Знакомство с Ахматовой
Именно Рейн познакомил Бродского с Ахматовой[141]. Это произошло 7 августа 1961 года. Бродскому был двадцать один год, Евгению Рейну, который привез младшего товарища в ахматовскую «будку» в Комарове, – двадцать пять. Ахматовой такие посещения были привычны. Даже в последние сталинские годы, когда общение с ней грозило серьезными неприятностями, ее разыскивали бесстрашные почитатели, а в хрущевские времена неожиданное появление у дверей молодого мужчины или женщины с букетом цветов и тетрадкой стихов стало делом довольно обычным. Бродский, однако, попал к ней более или менее случайно. Он тогда мало знал стихи Ахматовой, а к тому, что знал, был равнодушен. Он в это время жил под впечатлением первого знакомства с поэзией Цветаевой. В тот августовский день он просто согласился прокатиться с другом за город. Визит оказался интереснее, чем он ожидал, он съездил в Комарово еще раз или два и, как он говорит, «в один прекрасный день, возвращаясь от Ахматовой в набитой битком электричке, я вдруг понял – знаете, вдруг как бы спадает завеса—с кем или, вернее, с чем я имею дело»[142].
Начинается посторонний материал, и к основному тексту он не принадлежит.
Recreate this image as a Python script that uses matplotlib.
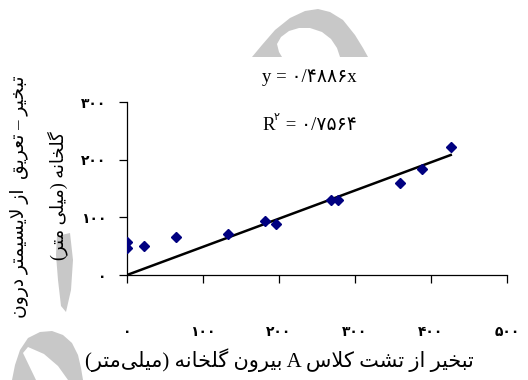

Мы имеем не так уж много документированных высказываний Ахматовой об отдельных стихах Бродского[143]. Мы знаем, что она выделила написанное ей на день рождения в 1962 году. «Закричат и захлопочут петухи...» как вещь более глубокую, чем ожидается от поздравительного жанра, и взяла оттуда эпиграф – «Вы напишете о нас наискосок...»– для стихотворения «Последняя роза». Знаем, что с большим вниманием она отнеслась к поэме «Исаак и Авраам» и из нее строки о звуке А: «По существу же это страшный крик / младенческий, прискорбный и смертельный...»[144] – взяла эпиграфом к четверостишию «Имя» (в первоначальном варианте). Фраза Ахматовой «Вы сами не понимаете, что вы написали!» (приводится Бродским и мемуаристами в слегка отличающихся друг от друга вариантах) после чтения «Большой элегии Джону Донну» вошла в персональный миф Бродского как момент инициации[145].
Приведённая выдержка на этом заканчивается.